Advertisement

An Artist’s Wide-Ranging Practice Explores the Past and Present, the Self and Society

Karen Kedmey
Oct 31, 2014 9:59PM

Italian contemporary artist Loredana Di Lillo is interested in the past and the present, truth and fiction, the personal and the collective—and the overlap between them. Working with whatever medium best suits her message, she has produced drawings, paintings, sculptures, installations, photographs, videos, and books, in which she makes recognizable objects and images strange. Through them, she reflects upon the effects of time, memory (and mis-remembering), and personal and collective history on our experience of life, and explores how these experiences feed into the mores of contemporary society. 

She once brought a range of works together at Cardi Gallery to transform its spaces into repositories of childhood memories, not necessarily her own. Reflecting a more universal experience of childhood, including that of innocence and its loss, her installation included a series of manipulated, sexually explicit photographs, as well as a giant inflatable mattress, complete with cartoon arms snaking out of its sides—representing the comfort and fear wrapped up in the relationship of children to their parents and their home. This installation exemplified the artist’s overarching aim, which she once described as an attempt “to reconcile and document a fleeting vision of dream, art, and reality.”

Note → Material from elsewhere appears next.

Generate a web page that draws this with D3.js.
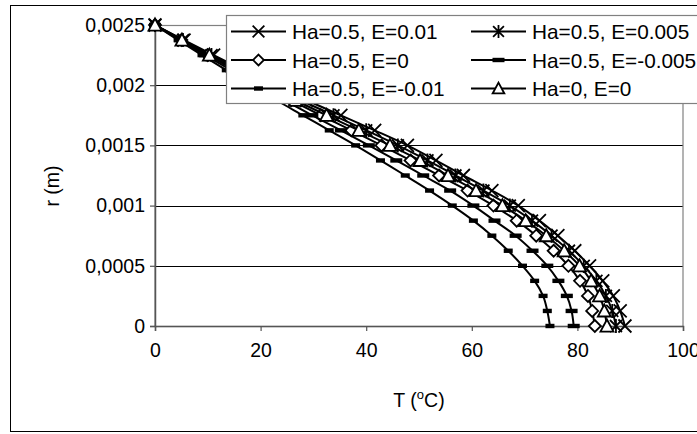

Though Di Lillo’s art is often based upon her own experiences, she aims to reach beyond herself, and once stated that within her work is “something that goes a bit beyond the little story of my life, but that is also very close to the intimate story of us all.” This is reflected in pieces like Supernatural (2011), an amorphous sculptural form composed of white, yellow, black, and clear plastic garbage bags layered over a bronze piece concealed beneath. The work’s title alludes to the otherworldly, ghostly, or godly, and foregrounds the power of suggestion to activate the mind, tapping into our inbuilt inclination to make sense of our surroundings by drawing on our memories, experiences, and associations, with imagination often filling in the gaps. In To Lose (2013), the artist presents an open-ended and poetic meditation on an experience that unites us all: loss. This economical piece consists of the phrase “to lose” affixed to the wall, with “to” in black decal lettering and “lose” in white neon script, and space after these words for any number of our own.